When you can identify the place of pain you can take responsible and focus action to make it right.
Do not write or say anything reactive and defensive.
Once said, once written, once shared it can never be taken back. Avoid conversations and arguments over email at all costs. Email more often makes things worse when trying to resolve because the reader puts the tone and emphasis on the words, not the writer. Use email to make a face-to-face appointment that is all.
We see the world as we are and sadly most of the time when this occurs and no face-to-face meeting has taken place, the level of confusion about the real issues and the genuine place of resolution is low. Being reactive and defensive in writing serves no good purpose.
Get the right amount of help in the right amount of time.
I once heard a speaker say “I got stuff! You got stuff! We all got stuff! That’s so true. One of the most helpful things to remind yourself of as a leader is that we work with good people whose intentions are good and are doing the best they can.

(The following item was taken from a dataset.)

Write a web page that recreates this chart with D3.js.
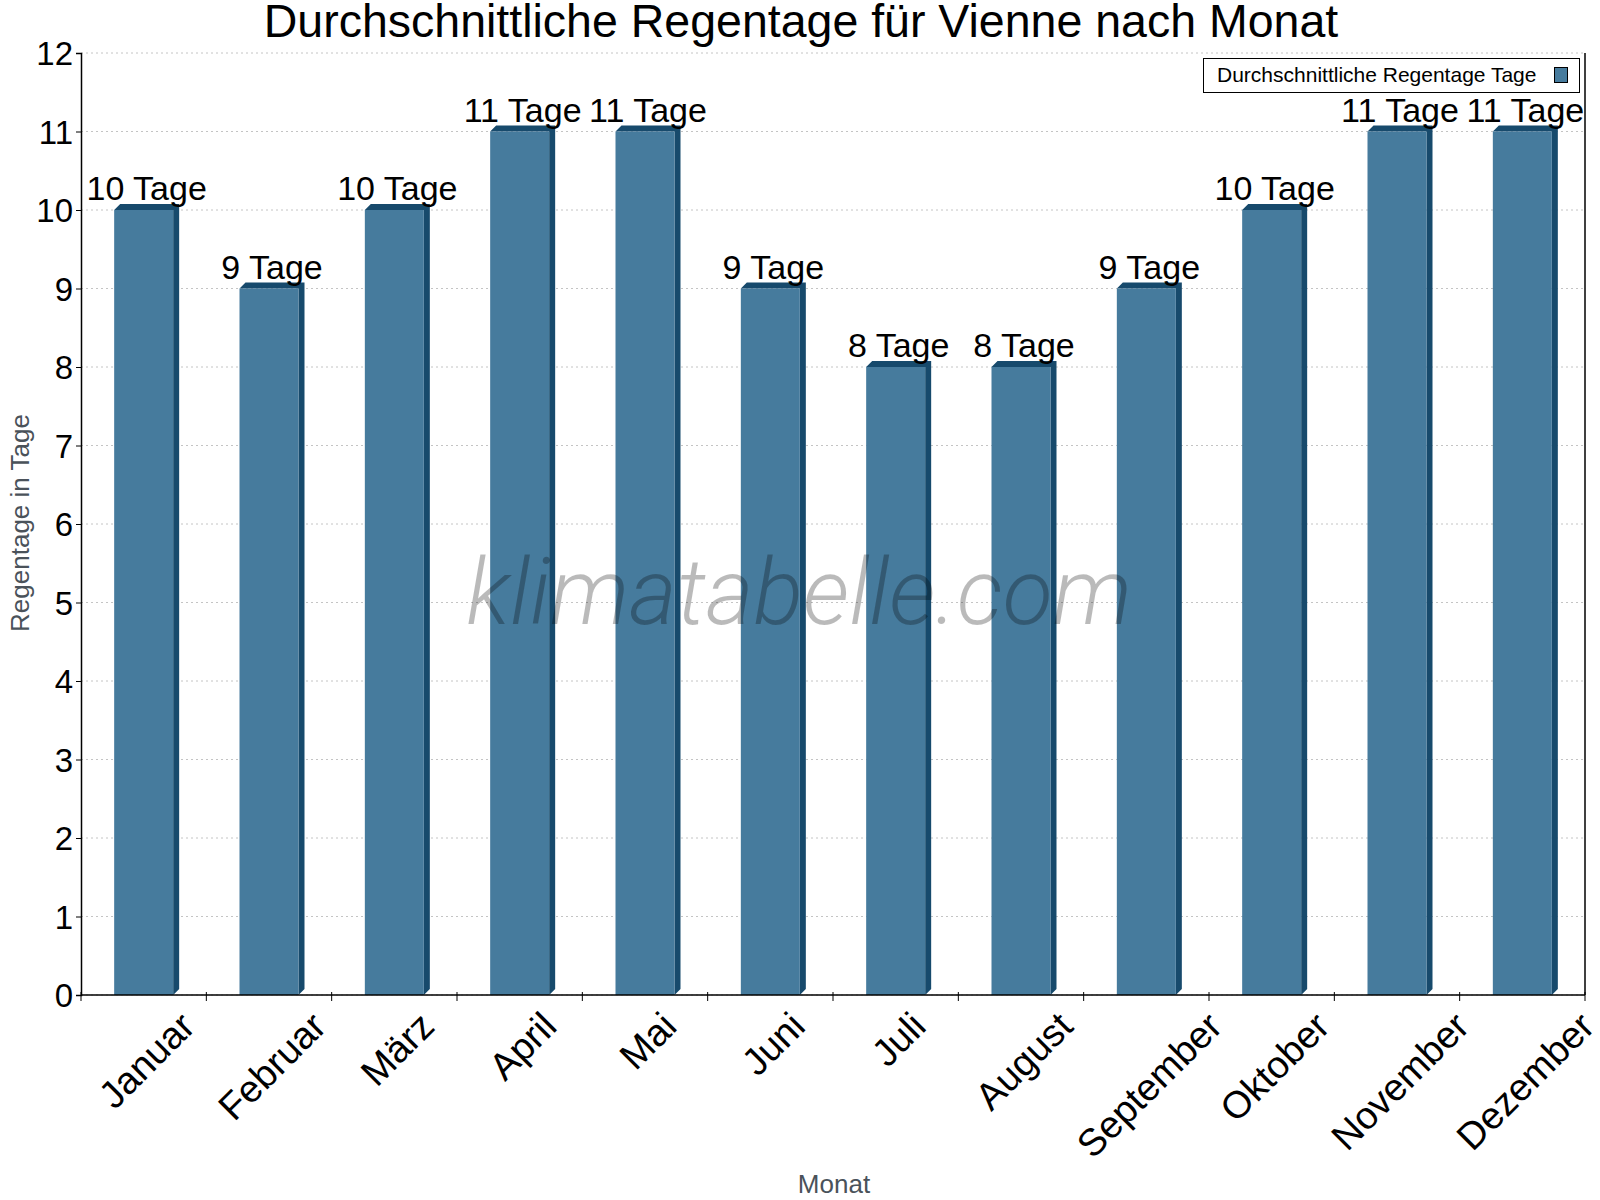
<!DOCTYPE html>
<html>
<head>
<meta charset="utf-8">
<script src="https://cdn.jsdelivr.net/npm/d3@7/dist/d3.min.js"></script>
<style>
  body { margin: 0; background: #fff; }
  text { font-family: "Liberation Sans", Arial, sans-serif; }
</style>
</head>
<body>
<div id="chart"></div>
<script>

var months = ["Januar", "Februar", "März", "April", "Mai", "Juni", "Juli", "August", "September", "Oktober", "November", "Dezember"];
var rainDays = [10, 9, 10, 11, 11, 9, 8, 8, 9, 10, 11, 11];
var yTicks = [0, 1, 2, 3, 4, 5, 6, 7, 8, 9, 10, 11, 12];
var seriesName = "Durchschnittliche Regentage Tage";

var width = 1600, height = 1200;
var plotLeft = 81, plotRight = 1585, plotTop = 53, plotBottom = 995;
var depth = 6;
var front = "#467b9d", dark = "#174a6c";

var svg = d3.select("#chart").append("svg")
    .attr("width", width)
    .attr("height", height);

var x = d3.scaleBand()
    .domain(months)
    .range([plotLeft, plotRight]);

var y = d3.scaleLinear()
    .domain([0, 12])
    .range([plotBottom, plotTop]);

var barW = 59;

// grid
svg.append("g").selectAll("line")
    .data(yTicks)
    .enter().append("line")
    .attr("x1", plotLeft).attr("x2", plotRight)
    .attr("y1", function (d) { return y(d); })
    .attr("y2", function (d) { return y(d); })
    .attr("stroke", "#c4c4c4")
    .attr("stroke-dasharray", "2,3");

// bars
var bars = svg.append("g").selectAll("g")
    .data(rainDays)
    .enter().append("g");

function bx(i) { return x(months[i]) + x.bandwidth() / 2 - barW / 2; }

bars.append("polygon")
    .attr("fill", dark)
    .attr("points", function (d, i) {
        var x0 = bx(i), x1 = x0 + barW, yt = y(d);
        return [[x0, yt], [x0 + depth, yt - depth], [x1 + depth, yt - depth], [x1 + depth, plotBottom - depth], [x1, plotBottom], [x1, yt]].join(" ");
    });

bars.append("rect")
    .attr("fill", front)
    .attr("x", function (d, i) { return bx(i); })
    .attr("y", function (d) { return y(d); })
    .attr("width", barW)
    .attr("height", function (d) { return plotBottom - y(d); });

// watermark
svg.append("text")
    .attr("x", 799)
    .attr("y", 624)
    .attr("text-anchor", "middle")
    .style("font-family", "Roboto, sans-serif")
    .style("font-weight", 300)
    .style("font-style", "italic")
    .style("font-size", "92px")
    .attr("fill", "rgba(0,0,0,0.27)")
    .text("klimatabelle.com");

// value labels
svg.append("g").selectAll("text")
    .data(rainDays)
    .enter().append("text")
    .attr("x", function (d, i) { return x(months[i]) + x.bandwidth() / 2 + 3; })
    .attr("y", function (d) { return y(d) - 10; })
    .attr("text-anchor", "middle")
    .style("font-size", "34px")
    .attr("fill", "#000")
    .text(function (d) { return d + " Tage"; });

// axes
var yAxis = svg.append("g")
    .attr("transform", "translate(" + plotLeft + ",0)")
    .call(d3.axisLeft(y).tickValues(yTicks).tickSize(5).tickPadding(3).tickFormat(d3.format("d")));
yAxis.select(".domain").attr("stroke", "#000").attr("stroke-width", 1.5);
yAxis.selectAll("text").style("font-size", "33px").attr("fill", "#000").attr("dy", "0.36em");

svg.append("line")
    .attr("x1", plotRight).attr("x2", plotRight)
    .attr("y1", plotTop).attr("y2", plotBottom)
    .attr("stroke", "#000").attr("stroke-width", 1.5);

svg.append("line")
    .attr("x1", plotLeft).attr("x2", plotRight)
    .attr("y1", plotBottom).attr("y2", plotBottom)
    .attr("stroke", "#000").attr("stroke-width", 1.5);

var bounds = months.map(function (m) { return x(m); }).concat([plotRight]);
svg.append("g").selectAll("line")
    .data(bounds)
    .enter().append("line")
    .attr("x1", function (d) { return d; })
    .attr("x2", function (d) { return d; })
    .attr("y1", plotBottom - 3).attr("y2", plotBottom + 6)
    .attr("stroke", "#000");

// rotated month labels, bbox top aligned, centred on band
var fs = 38;
svg.append("g").selectAll("text")
    .data(months)
    .enter().append("text")
    .style("font-size", fs + "px")
    .attr("fill", "#000")
    .attr("text-anchor", "middle")
    .attr("dominant-baseline", "central")
    .text(function (d) { return d; })
    .each(function (d) {
        var L = this.getComputedTextLength();
        var cx = x(d) + x.bandwidth() / 2 + 3;
        var cy = 1008 + 0.7071 * (L / 2 + fs * 0.42);
        d3.select(this)
            .attr("x", cx).attr("y", cy)
            .attr("transform", "rotate(-45," + cx + "," + cy + ")");
    });

// axis titles
svg.append("text")
    .attr("x", 834).attr("y", 1193)
    .attr("text-anchor", "middle")
    .style("font-size", "26px")
    .attr("fill", "#4a525a")
    .text("Monat");

svg.append("text")
    .attr("transform", "translate(29,523) rotate(-90)")
    .attr("text-anchor", "middle")
    .style("font-size", "26px")
    .attr("fill", "#4a525a")
    .text("Regentage in Tage");

// title
svg.append("text")
    .attr("x", 801).attr("y", 37)
    .attr("text-anchor", "middle")
    .style("font-size", "46.5px")
    .attr("fill", "#000")
    .text("Durchschnittliche Regentage für Vienne nach Monat");

// legend
var lg = svg.append("g");
lg.append("rect")
    .attr("x", 1203.5).attr("y", 58.5)
    .attr("width", 376).attr("height", 34)
    .attr("fill", "#fff").attr("stroke", "#000");
lg.append("text")
    .attr("x", 1217).attr("y", 82)
    .style("font-size", "21px")
    .attr("fill", "#000")
    .text(seriesName);
lg.append("rect")
    .attr("x", 1554.5).attr("y", 67.5)
    .attr("width", 13).attr("height", 15)
    .attr("fill", front).attr("stroke", "#000");

</script>
</body>
</html>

When you reach skill limits get a coach. When you reach character limits, get a mentor. When you reach personal challenges of any kind, reach out to qualified professionals who can help you make sense of YOU and chose the most resourceful pathway forward. Whatever the cost, the cost of not doing it is greater.
Consistently choose to be responsible for your future.

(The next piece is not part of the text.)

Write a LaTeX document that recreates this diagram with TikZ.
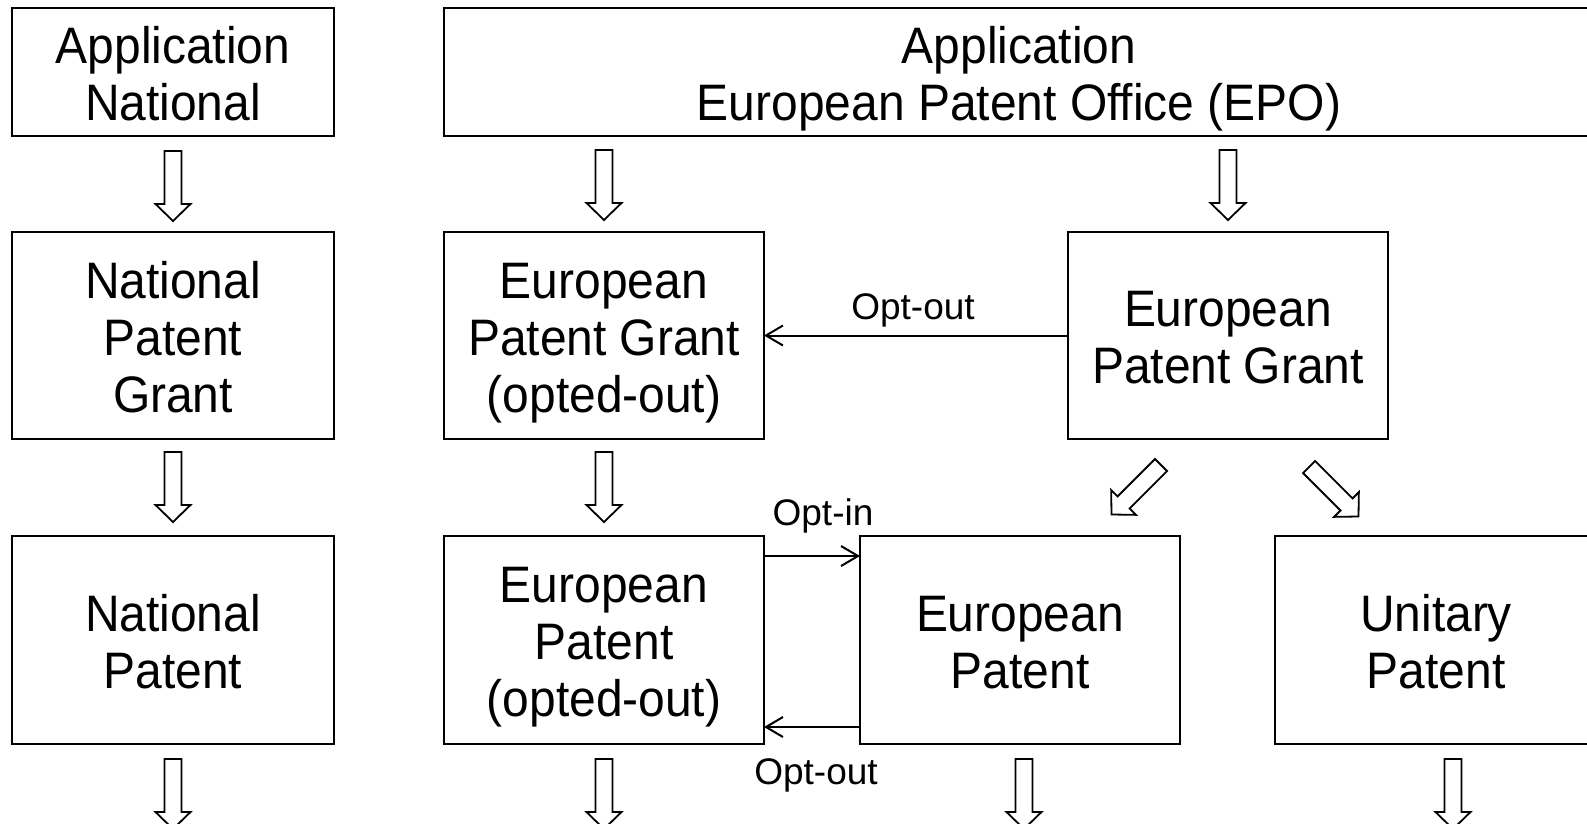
\documentclass[tikz,border=0pt]{standalone}
\usepackage{fontspec}
\setmainfont{Liberation Sans}
\newfontfamily\bigfont{Liberation Sans}[FakeStretch=0.935]
\usetikzlibrary{arrows.meta,calc}
\newcommand\tops{\rule{0pt}{50pt}}
\newcommand\bots{\rule[-11pt]{0pt}{11pt}}
\begin{document}
\begin{tikzpicture}[x=1pt,y=-1pt,
  box/.style={draw, line width=2.4pt, outer sep=0pt, align=center, inner sep=0pt, font=\bigfont\fontsize{51.3}{57}\selectfont},
  wbox/.style={box, minimum width=322pt, minimum height=207pt},
  conn/.style={line width=2pt, -{Straight Barb[length=17pt,width=20pt]}},
  lab/.style={font=\fontsize{37}{42}\selectfont, inner sep=0pt},
  barrow/.style={draw, line width=1.8pt, line join=miter, fill=white},
  blockarrow/.pic={\path[barrow] (-8.5,0) -- (-8.5,53) -- (-17.5,53) -- (0,70) -- (17.5,53) -- (8.5,53) -- (8.5,0) -- cycle;}
]
\path[use as bounding box] (0,0) rectangle (1587,823);
\clip (0,0) rectangle (1587,823);

% row 1
\node[box, minimum width=322pt, minimum height=128pt] (appnat) at (173,72) {\tops Application\\National\bots};
\node[box, minimum width=1150pt, minimum height=128pt] (epo) at (1019,72) {\tops Application\\European Patent Office (EPO)\bots};

% row 2
\node[wbox] (npg) at (173,335.5) {\tops National\\Patent\\Grant\bots};
\node[wbox, minimum width=320pt] (ego) at (604,335.5) {\tops European\\Patent Grant\\(opted-out)\bots};
\node[wbox, minimum width=320pt] (epg) at (1228,335.5) {\tops European\\Patent Grant\bots};

% row 3
\node[wbox, minimum height=208pt] (np) at (173,640) {\tops National\\Patent\bots};
\node[wbox, minimum width=320pt, minimum height=208pt] (eop) at (604,640) {\tops European\\Patent\\(opted-out)\bots};
\node[wbox, minimum width=320pt, minimum height=208pt] (ep) at (1020,640) {\tops European\\Patent\bots};
\node[wbox, minimum height=208pt] (up) at (1436,640) {\tops Unitary\\Patent\bots};

% connectors
\draw[conn] (epg.west) -- node[lab, midway, xshift=-3pt, yshift=25pt] (lo1) {Opt-out} (ego.east);
\coordinate (oi1) at ($(eop.north east)+(0,20)$);
\draw[conn] (oi1) -- node[lab, midway, xshift=11pt, yshift=40pt] (li) {Opt-in} (oi1 -| ep.west);
\coordinate (oo1) at ($(ep.south west)+(0,-17)$);
\draw[conn] (oo1) -- node[lab, midway, xshift=4pt, yshift=-48pt] (lo2) {Opt-out} (oo1 -| eop.east);

% block arrows
\pic at ($(appnat.south)+(0,15)$) {blockarrow};
\pic at ($(ego.north |- epo.south)+(0,14)$) {blockarrow};
\pic at ($(epg.north |- epo.south)+(0,14)$) {blockarrow};
\pic at ($(npg.south)+(0,13)$) {blockarrow};
\pic at ($(ego.south)+(0,13)$) {blockarrow};
\pic[rotate=-45] at ($(epg.south)+(-67,26)$) {blockarrow};
\pic[rotate=45] at ($(epg.south)+(81,28)$) {blockarrow};
\pic at ($(np.south)+(0,15)$) {blockarrow};
\pic at ($(eop.south)+(0,15)$) {blockarrow};
\pic at ($(ep.south)+(4,15)$) {blockarrow};
\pic at ($(up.south)+(17,15)$) {blockarrow};
\end{tikzpicture}
\end{document}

In a similar echo to point one, the bottom line is that people are responsible for themselves. This doesn’t mean you (and any other leader for that matter) can do whatever they please and let others sort it out. It means that whatever happens responsibility is the best way forward.
When you choose to stay committed to learning the lessons from the pain and making the right changes at the right time, you continue to serve your future. That’s a true gift. Cherish it. Pain is an inevitability. Lessons are optional. Growth is a choice. Choose to do leadership pain so well it serves your effectiveness.